Bu öyküde zorlukların aşılması için bir eylem, bir çaba yok. Daha doğrusu bunlar için imkan bile yok. Bunları aşmanın tek yolunun kaçış olduğunu gösteriyor yazar adeta. Ölmek, istasyonu terk etmek. Fakat anlatıcı da benim gibi bunun bir aşma yolu olmadığının farkında. Belki de bu nedenle kaçamıyor. Ya da belki de elinde olsa kaçıp gidecek. Ama gidemiyor. Son ana kadar, herkes tarafından yalnız bırakılana dek birileriyle iletişim bile kurmuyor anlatıcı. Hikayenin sonunda ise okuyucularına ulaşmak istiyor, mektup yollamak istiyor. Fakat ne yollayabileceği bir adres var ne bir yer. Öykü, bir zorluğu aşmanın ötesinde zorluklara karşı insanın tavrını göstermekte daha başarılı gibi sanki.
Yazar
bize karakterleri kendisi tanımlayarak anlatıyor. Bu karakterler hikayede
tamamen hareketsiz olmasa da pek de aktif konumda değiller. Biz öyküde
karakterleri eylemleriyle, diyaloglarıyla -ki zaten neredeyse hiç iletişim yok-
değil anlatıcı karakterin bize anlattıklarıyla, tanımladıklarıyla
oluşturuyoruz.
Öyküde ne bir tarih, ne
bir saat, ne bir gün belirtilmiş. Fakat ben yazarın yaşamış olduğu
yılları, eser ürettiği yılları ve hikayedeki bazı tanım ve olayları
kullanarak tahmini bir dönem, yıl iddia edebilirim. Öykümüzde bir savaştan
söz ediliyor. Bu durumda bu hikayenin 1920-1930 yılları arasında geçtiğini
varsayabilirim. Bu varsayımımı da Birinci Dünya Savaşı’nın kast edildiğini
düşünerek yapmaktayım.
Öykü Nasıl Bir İzlenim Bırakıyor?
Öykü kesinlikle bir
buhran, bir depresyon öyküsü benim için. Yer yer insanın vicdanını
sızlatan, bazı yerlerde sistemi sorgulatan bir yapısı var. Fakat bitişi
itibariyle de yalnız kalan bir adam var elimizde. Üstelik bu adam bizden,
okurlarından bir cevap bekliyor. Bu elbette ki bende bir duyguya sebep
oluyor. O an ‘’Buradayım sevgili hikayeci.’’ diye seslenmek geldi içimden.

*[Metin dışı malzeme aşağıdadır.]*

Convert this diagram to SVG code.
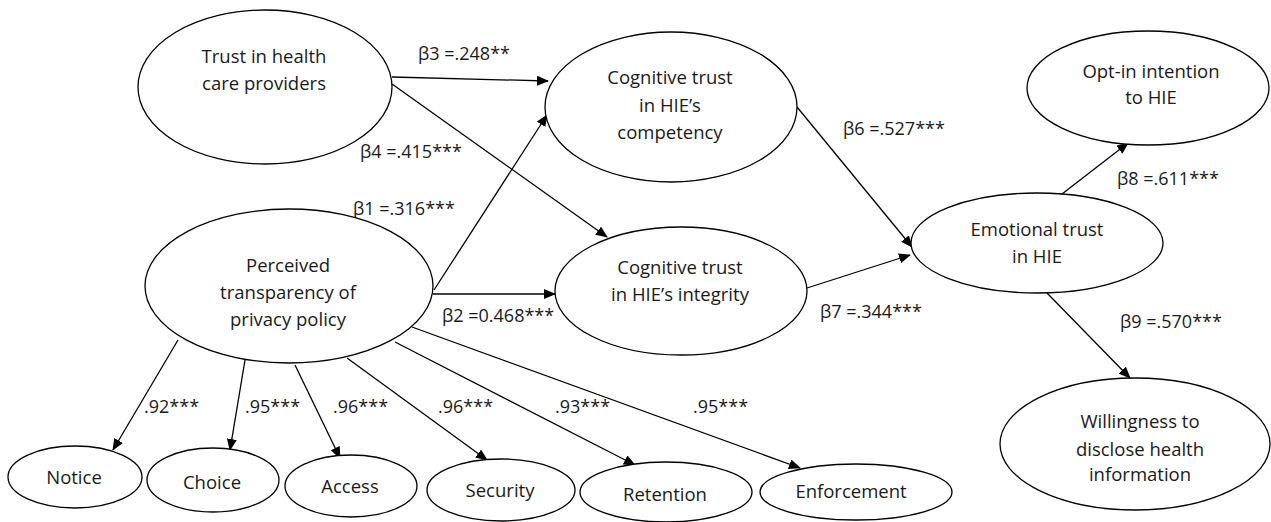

Yalnız olmadığını hissettirmek, hikayelerini seve seve, ilgiyle okumak,
yaralarını sarmak belki. Bu ilk duygudan sonra da üstüme bir karamsarlık
çöktü. Aslında hepimiz yalnızız biraz diye düşündüm. Hepimiz aslında hem
çok kalabalık hem de oldukça yalnızız.